The hypothesis behind skinny houses is that increased densities will allow people to be closer to transit, shops, and jobs, and therefore they will walk, cycle, and ride transit more and drive less. I say “hypothesis” because there is little evidence this is true, or at least that it has more than a tiny effect on travel habits.
In any case, Portland held a design competition for skinny houses, yet nearly all the ones I’ve seen in Portland look alike. The basic model is shown above: tear down a house on a 100×100 lot and build four 15-foot-wide skinny houses on 25-foot-wide lots. The cosmetic detail of the front faces are slightly different, but otherwise the houses are virtually identical: 1,500 square feet, 2-bedroom homes on 1/16th-acre lots.
Here are four more just a few blocks from the ones in the previous picture. I took this photo in October, 2007; sale flyers said the houses had been reduced in price from $260,000 to $250,000. I don’t know if these are still on the market, but builders are asking about $210,000 to $220,000 for similar ones today. (For comparison, a 2,200-square-foot, 4-bedroom home on a quarter-acre lot still goes for around $160,000 in the Houston area.)
Here’s one that’s a little different: built between two houses that were spaced “too far apart.” Perhaps both houses were owned by the same person, or perhaps one of them just had a very wide lot. In any case, there are now three houses where there were once just two. Neither this house nor the ones in the first photo are particularly close to any transit line or stores, so it is very unlikely that they changed anyone’s travel habits.
This one looks the above houses with the addition of a third story. The previous houses are about 1,500 square feet, so (considering garages aren’t counted in square footage) this one is probably around 2,500.

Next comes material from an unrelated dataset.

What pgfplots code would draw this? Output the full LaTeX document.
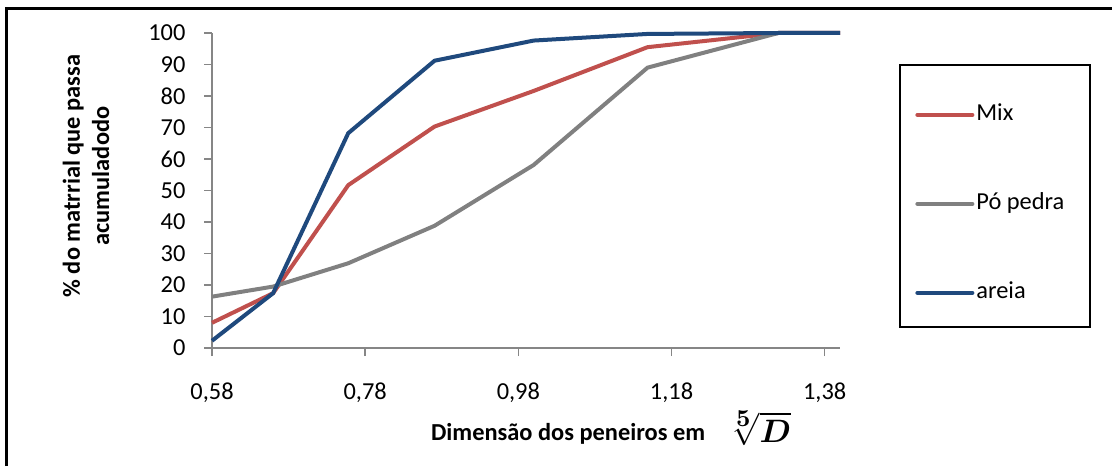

Portland Mayor Sam Adams complains that the city has too much “cheap, ugly housing.” Do you suppose this is the kind of thing he meant? If so, perhaps he likes the following complex instead.
This one is really different. It is across the street from a light-rail station, and also across from Center Commons, a heavily subsidized high-density housing project. (It was supposed to be a mixed-use project, but lacking adequate parking the storefronts remain vacant.)
Anyway, this one seems to be a duplex. In addition to the garage in this photo (which exits onto a street that is mainly used as a freeway on-ramp), there is another garage on the other side which is one story below this street level. I don’t know how much living area is on the lower level. I am not sure, but I suspect this one at least got 10 years of property taxes waived.
I am sure there are some other pretty ones around, but I haven’t personally seen them. The following photo is from a real estate listing.
These two homes have different facades but otherwise have the same basic layout as the ones above. However, they have some fancier features, including energy-efficient windows and insulation leading to a “reduced carbon footprint.” They call these features “living smart” (they sure love that word!), but they also add $100,000 to the price. Which brings up the question: Is it smart to pay an extra $50,000 to $100,000 to save $25 bucks a month on your heating bill? (Hint: the answer is “no.”)
The real problem with all these houses is more fundamental. Would anyone really want to live in houses like these if planners hadn’t distorted the housing market by driving up land prices? Maybe a few. But if Portland housing were priced like Houston’s, I bet very few skinny houses would be built.